Scenario: Just because you think you have nothing to hide doesn't mean that your PC's record of your browsing history can't get you in trouble. In the absence of any clarifying context, an observer might easily misconstrue entries in a list of sites you recently visited.

Fix: Try using your browser's private browsing feature -- but don't depend on it. Long a feature of Apple's Safari browser, private browsing is praised as a way of surfing the Web without leaving a trail of Web site addresses behind you.

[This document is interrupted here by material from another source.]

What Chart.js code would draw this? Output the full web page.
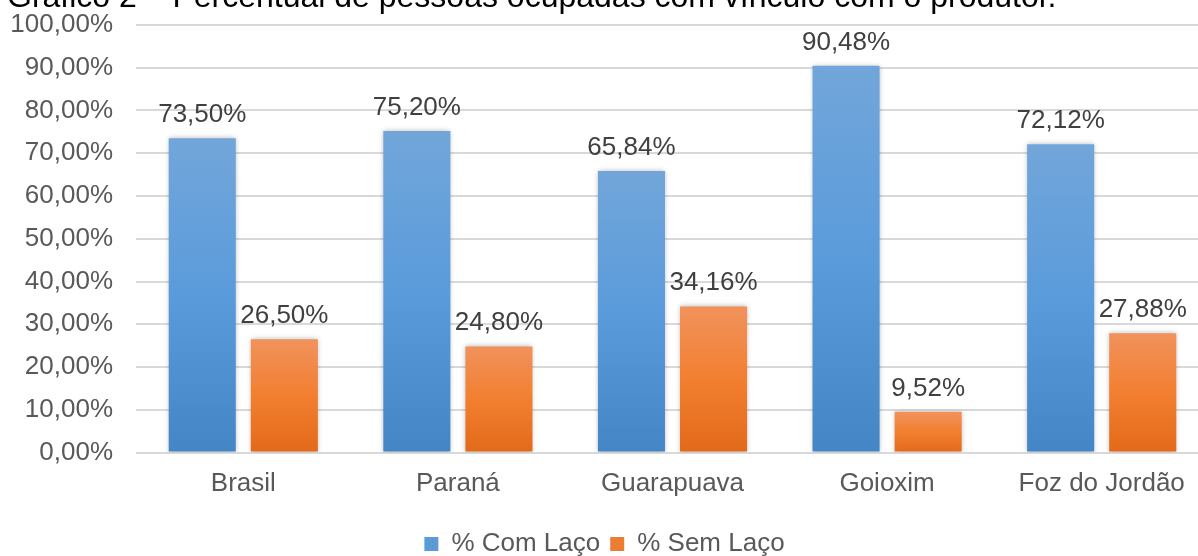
<!DOCTYPE html>
<html>
<head>
<meta charset="utf-8">
<script src="https://cdn.jsdelivr.net/npm/chart.js@4"></script>
<style>
  html, body { margin: 0; padding: 0; background: #fff; }
  #wrap { position: relative; width: 1198px; height: 556px; overflow: hidden; background: #fff; }
  #c { position: absolute; left: 0; top: 0; }
</style>
</head>
<body>
<div id="wrap"><canvas id="c" width="1209" height="567"></canvas></div>
<script>
const titleText = "Gráfico 2 – Percentual de pessoas ocupadas com vínculo com o produtor.";
const categories = ["Brasil", "Paraná", "Guarapuava", "Goioxim", "Foz do Jordão"];
const comLaco = [73.50, 75.20, 65.84, 90.48, 72.12];
const semLaco = [26.50, 24.80, 34.16, 9.52, 27.88];
const seriesNames = ["% Com Laço", "% Sem Laço"];
const yTicks = [0, 10, 20, 30, 40, 50, 60, 70, 80, 90, 100];

const FONT = "'Liberation Sans', Arial, sans-serif";
const fmt = v => v.toFixed(2).replace('.', ',') + '%';

function barGradient(stops, solid) {
  return function (ctx) {
    const chart = ctx.chart;
    if (ctx.type !== 'data' || !chart.chartArea || !chart.scales.y) return solid;
    const ys = chart.scales.y;
    const y0 = ys.getPixelForValue(ctx.raw);
    const y1 = ys.getPixelForValue(0);
    if (!isFinite(y0) || !isFinite(y1) || y1 - y0 < 1) return solid;
    const g = chart.ctx.createLinearGradient(0, y0, 0, y1);
    stops.forEach(s => g.addColorStop(s[0], s[1]));
    return g;
  };
}

const titlePlugin = {
  id: 'clippedTitle',
  afterDraw(chart) {
    const c = chart.ctx;
    c.save();
    c.font = "32px " + FONT;
    c.fillStyle = '#000';
    c.textBaseline = 'alphabetic';
    c.textAlign = 'left';
    c.fillText(titleText, 7, 7);
    c.restore();
  }
};

const shadowPlugin = {
  id: 'barShadow',
  beforeDatasetDraw(chart) {
    const c = chart.ctx;
    c.save();
    c.shadowColor = 'rgba(0,0,0,0.28)';
    c.shadowBlur = 5;
    c.shadowOffsetX = 0;
    c.shadowOffsetY = 0;
  },
  afterDatasetDraw(chart) {
    chart.ctx.restore();
  }
};

const labelPlugin = {
  id: 'valueLabels',
  afterDatasetsDraw(chart) {
    const c = chart.ctx;
    c.save();
    c.font = "26px " + FONT;
    c.fillStyle = '#404040';
    c.textAlign = 'center';
    c.textBaseline = 'alphabetic';
    chart.data.datasets.forEach((ds, i) => {
      const meta = chart.getDatasetMeta(i);
      meta.data.forEach((bar, j) => {
        c.fillText(fmt(ds.data[j]), bar.x, bar.y - 16);
      });
    });
    c.restore();
  }
};

new Chart(document.getElementById('c'), {
  type: 'bar',
  data: {
    labels: categories,
    datasets: [
      {
        label: seriesNames[0],
        data: comLaco,
        backgroundColor: barGradient([[0, '#72a6da'], [0.5, '#5a9bdb'], [1, '#4485c6']], '#5b9bd5'),
        categoryPercentage: 0.765,
        barPercentage: 0.817
      },
      {
        label: seriesNames[1],
        data: semLaco,
        backgroundColor: barGradient([[0, '#f1925c'], [0.5, '#f27f30'], [1, '#e3691a']], '#ed7d31'),
        categoryPercentage: 0.765,
        barPercentage: 0.817
      }
    ]
  },
  options: {
    responsive: false,
    animation: false,
    devicePixelRatio: 1,
    layout: { padding: { top: 25, left: 0, right: 0, bottom: 0 } },
    plugins: {
      legend: {
        position: 'bottom',
        labels: {
          boxWidth: 14,
          boxHeight: 14,
          padding: 10,
          color: '#595959',
          font: { family: FONT, size: 26 },
          generateLabels(chart) {
            const solid = ['#5b9bd5', '#ed7d31'];
            return chart.data.datasets.map((ds, i) => ({
              text: ds.label,
              fillStyle: solid[i],
              strokeStyle: solid[i],
              lineWidth: 0,
              hidden: false,
              datasetIndex: i,
              fontColor: '#595959'
            }));
          }
        }
      },
      title: { display: false },
      tooltip: { enabled: false }
    },
    scales: {
      x: {
        grid: { display: false, drawTicks: false },
        border: { display: false },
        ticks: { color: '#595959', font: { family: FONT, size: 26 }, padding: 16, maxRotation: 0 },
        afterFit(scale) { scale.height = 68.5; scale.paddingLeft = 0; scale.paddingRight = 0; }
      },
      y: {
        min: 0,
        max: 100,
        afterBuildTicks(scale) { scale.ticks = yTicks.map(v => ({ value: v })); },
        grid: { color: '#d9d9d9', lineWidth: 2, drawTicks: false },
        border: { display: false },
        ticks: {
          color: '#595959',
          font: { family: FONT, size: 26 },
          padding: 23,
          callback: v => fmt(v)
        },
        afterFit(scale) { scale.width = 136; scale.paddingTop = 0; scale.paddingBottom = 0; }
      }
    }
  },
  plugins: [shadowPlugin, labelPlugin, titlePlugin]
});
</script>
</body>
</html>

Once you turn on Private Browsing in Safari, Apple says, you won't leave any traces of the sites you subsequently visit.

Add-ons for the Firefox browser offer Windows users the same benefits: Distrust gives Firefox 2.x and 3.x users a way to manage their browsing history, though some files that Firefox temporarily writes to disk don't get erased until the end of the browsing session. Firefox 3.1 (currently in beta form) is likely to add more comprehensive private browsing features to the browser itself. To help users manage the new features, two add-ons -- Private Browsing and Toggle Private Browsing -- provide granular control over the settings. (Warning: In recent testing by a security firm to see which browsers' tools do the best job of protecting against tracking by Web sites, Safari's private browsing capabilities came in last place; Firefox, Google's Chrome and Microsoft's Internet Explorer 8 beta also fared poorly.)

But no browser can completely prevent sites from tracking your visit. For maximum anonymity, you need to use a service such as the fee-based Anonymizer or the free Tor.